The lines to extract run from the start of the records through the line with "import plotly.graph_objects as go", both ends included; drop the pictures.
━━━━━ Extracted material
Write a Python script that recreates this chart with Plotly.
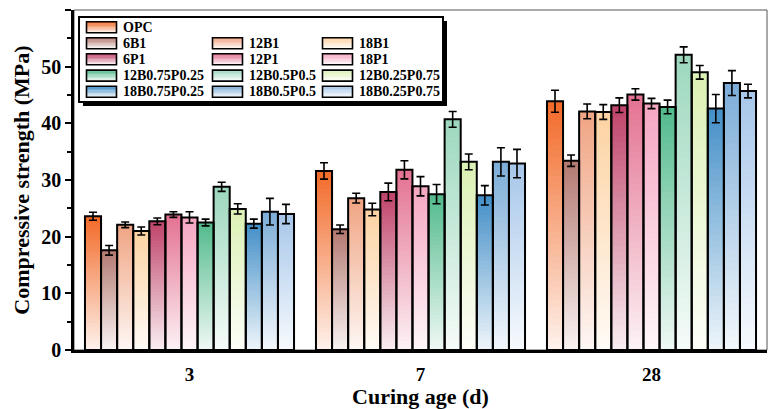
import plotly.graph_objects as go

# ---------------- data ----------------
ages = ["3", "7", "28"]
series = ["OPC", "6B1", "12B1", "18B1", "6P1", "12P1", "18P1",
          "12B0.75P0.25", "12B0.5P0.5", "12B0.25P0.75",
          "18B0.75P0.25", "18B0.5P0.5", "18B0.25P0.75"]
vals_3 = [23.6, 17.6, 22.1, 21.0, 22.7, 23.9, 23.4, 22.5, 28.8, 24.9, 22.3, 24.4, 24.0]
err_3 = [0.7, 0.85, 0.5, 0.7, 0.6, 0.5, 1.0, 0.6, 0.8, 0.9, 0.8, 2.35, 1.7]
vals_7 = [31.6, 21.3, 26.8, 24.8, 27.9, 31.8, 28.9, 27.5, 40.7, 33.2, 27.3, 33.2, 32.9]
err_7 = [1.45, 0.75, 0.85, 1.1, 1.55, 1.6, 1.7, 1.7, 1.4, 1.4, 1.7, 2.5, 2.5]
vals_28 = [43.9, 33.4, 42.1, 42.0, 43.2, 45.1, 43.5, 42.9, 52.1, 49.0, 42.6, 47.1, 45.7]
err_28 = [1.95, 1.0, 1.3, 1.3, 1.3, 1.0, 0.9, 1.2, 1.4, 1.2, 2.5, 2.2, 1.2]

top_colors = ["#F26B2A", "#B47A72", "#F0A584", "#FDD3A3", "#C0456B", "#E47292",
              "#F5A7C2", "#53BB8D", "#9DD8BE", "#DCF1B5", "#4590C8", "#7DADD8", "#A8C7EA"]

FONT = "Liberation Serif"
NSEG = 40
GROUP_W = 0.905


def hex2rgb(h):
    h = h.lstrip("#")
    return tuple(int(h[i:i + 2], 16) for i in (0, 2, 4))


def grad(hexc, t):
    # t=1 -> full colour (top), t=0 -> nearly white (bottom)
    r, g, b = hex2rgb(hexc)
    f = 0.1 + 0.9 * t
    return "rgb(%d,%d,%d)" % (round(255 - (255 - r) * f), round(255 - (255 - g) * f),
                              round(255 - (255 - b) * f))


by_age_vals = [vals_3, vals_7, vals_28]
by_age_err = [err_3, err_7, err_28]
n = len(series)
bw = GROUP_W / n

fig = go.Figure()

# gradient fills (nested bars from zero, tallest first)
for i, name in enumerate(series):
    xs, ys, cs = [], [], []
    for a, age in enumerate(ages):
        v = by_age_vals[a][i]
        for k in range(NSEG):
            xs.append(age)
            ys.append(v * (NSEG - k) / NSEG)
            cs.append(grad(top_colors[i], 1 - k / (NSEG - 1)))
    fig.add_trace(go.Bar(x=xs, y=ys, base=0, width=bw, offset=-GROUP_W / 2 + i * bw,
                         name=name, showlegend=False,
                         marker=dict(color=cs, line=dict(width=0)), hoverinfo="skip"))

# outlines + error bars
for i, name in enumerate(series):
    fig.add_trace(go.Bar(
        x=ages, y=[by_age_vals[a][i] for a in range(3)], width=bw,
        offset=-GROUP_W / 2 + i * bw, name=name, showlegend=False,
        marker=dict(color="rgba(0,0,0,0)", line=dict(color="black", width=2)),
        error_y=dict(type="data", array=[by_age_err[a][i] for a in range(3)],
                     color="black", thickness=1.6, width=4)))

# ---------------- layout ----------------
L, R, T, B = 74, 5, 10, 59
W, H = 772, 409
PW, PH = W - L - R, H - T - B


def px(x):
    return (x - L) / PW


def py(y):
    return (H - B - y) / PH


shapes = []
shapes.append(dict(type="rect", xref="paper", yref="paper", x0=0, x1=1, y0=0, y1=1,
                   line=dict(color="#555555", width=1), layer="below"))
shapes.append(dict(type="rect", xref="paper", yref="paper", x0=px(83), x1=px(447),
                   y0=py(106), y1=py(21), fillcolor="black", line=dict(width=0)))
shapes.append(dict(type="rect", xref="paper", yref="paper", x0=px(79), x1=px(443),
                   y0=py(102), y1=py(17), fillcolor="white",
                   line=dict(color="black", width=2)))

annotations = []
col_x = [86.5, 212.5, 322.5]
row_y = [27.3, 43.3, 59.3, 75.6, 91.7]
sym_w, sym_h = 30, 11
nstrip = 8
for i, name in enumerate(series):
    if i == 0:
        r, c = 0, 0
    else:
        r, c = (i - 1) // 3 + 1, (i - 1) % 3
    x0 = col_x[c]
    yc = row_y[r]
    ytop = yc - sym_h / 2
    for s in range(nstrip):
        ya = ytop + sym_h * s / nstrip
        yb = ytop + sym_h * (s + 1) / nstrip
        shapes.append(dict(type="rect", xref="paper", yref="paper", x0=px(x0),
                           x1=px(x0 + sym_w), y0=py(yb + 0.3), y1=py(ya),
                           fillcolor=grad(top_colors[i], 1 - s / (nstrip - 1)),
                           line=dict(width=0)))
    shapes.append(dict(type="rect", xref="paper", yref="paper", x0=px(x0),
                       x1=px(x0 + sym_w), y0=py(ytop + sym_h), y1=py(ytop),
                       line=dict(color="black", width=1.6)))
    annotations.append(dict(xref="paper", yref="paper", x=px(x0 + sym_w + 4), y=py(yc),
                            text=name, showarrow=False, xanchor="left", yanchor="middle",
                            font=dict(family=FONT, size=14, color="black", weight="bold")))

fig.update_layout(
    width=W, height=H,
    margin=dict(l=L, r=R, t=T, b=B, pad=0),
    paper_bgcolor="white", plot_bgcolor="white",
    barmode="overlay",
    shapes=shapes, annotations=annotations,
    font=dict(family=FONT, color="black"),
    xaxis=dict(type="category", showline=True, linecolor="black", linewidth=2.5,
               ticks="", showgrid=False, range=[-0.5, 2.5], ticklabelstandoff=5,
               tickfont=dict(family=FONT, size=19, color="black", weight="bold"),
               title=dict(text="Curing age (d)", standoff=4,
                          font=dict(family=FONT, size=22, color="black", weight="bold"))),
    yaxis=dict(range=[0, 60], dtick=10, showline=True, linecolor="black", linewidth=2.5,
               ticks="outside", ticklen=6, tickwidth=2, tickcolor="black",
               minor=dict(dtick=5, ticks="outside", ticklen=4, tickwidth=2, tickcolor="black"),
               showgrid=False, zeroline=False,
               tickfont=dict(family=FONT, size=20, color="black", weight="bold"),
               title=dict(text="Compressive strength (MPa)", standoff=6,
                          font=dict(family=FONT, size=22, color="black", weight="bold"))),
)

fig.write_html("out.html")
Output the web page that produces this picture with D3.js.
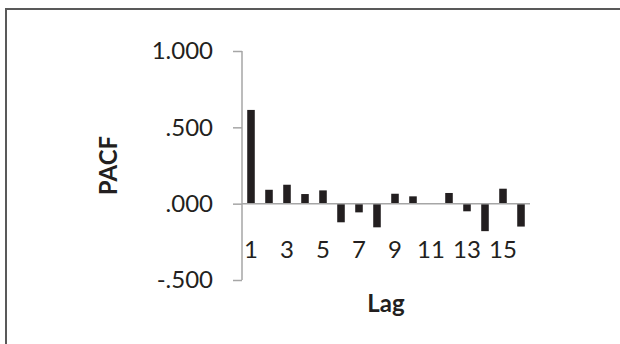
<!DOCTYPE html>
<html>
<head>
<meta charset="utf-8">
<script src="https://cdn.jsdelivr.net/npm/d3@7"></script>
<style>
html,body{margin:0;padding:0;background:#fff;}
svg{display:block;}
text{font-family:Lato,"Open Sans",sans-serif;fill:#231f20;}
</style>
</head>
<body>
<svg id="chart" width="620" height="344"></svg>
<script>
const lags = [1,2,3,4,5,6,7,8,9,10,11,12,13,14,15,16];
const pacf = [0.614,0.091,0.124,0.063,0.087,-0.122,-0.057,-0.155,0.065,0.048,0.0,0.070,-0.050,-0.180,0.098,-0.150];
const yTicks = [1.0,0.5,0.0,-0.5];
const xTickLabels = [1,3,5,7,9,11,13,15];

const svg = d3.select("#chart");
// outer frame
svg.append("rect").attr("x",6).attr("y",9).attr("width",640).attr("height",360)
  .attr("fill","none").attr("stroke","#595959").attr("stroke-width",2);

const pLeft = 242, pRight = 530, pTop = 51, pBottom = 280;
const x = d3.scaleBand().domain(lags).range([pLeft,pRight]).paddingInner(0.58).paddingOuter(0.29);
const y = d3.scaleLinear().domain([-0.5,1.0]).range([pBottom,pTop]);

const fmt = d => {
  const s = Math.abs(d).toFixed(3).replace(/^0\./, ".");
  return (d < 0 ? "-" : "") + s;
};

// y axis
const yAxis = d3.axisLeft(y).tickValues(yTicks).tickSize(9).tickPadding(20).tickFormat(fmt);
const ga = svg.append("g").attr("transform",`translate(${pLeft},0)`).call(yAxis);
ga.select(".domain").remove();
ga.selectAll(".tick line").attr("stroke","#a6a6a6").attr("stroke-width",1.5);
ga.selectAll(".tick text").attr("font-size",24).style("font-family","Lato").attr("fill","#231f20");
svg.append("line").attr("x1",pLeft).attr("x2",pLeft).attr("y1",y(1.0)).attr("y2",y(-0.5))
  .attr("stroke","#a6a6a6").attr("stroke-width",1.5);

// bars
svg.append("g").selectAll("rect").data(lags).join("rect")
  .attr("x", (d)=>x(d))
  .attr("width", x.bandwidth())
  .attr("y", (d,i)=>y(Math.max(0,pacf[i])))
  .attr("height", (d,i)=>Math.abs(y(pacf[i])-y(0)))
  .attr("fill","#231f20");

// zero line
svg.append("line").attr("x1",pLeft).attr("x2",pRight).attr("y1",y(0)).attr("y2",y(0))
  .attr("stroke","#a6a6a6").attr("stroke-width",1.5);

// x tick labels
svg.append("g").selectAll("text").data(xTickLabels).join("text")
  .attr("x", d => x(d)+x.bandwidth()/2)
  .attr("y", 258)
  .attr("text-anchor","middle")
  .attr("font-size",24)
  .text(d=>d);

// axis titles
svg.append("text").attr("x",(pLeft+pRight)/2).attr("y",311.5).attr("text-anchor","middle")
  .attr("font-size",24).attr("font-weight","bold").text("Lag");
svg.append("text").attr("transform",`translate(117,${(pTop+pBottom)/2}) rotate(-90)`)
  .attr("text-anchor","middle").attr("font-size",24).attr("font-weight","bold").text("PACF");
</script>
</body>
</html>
━━━━━━━━━━
Exercise response:
Write a Python script that recreates this chart with Plotly.
import plotly.graph_objects as go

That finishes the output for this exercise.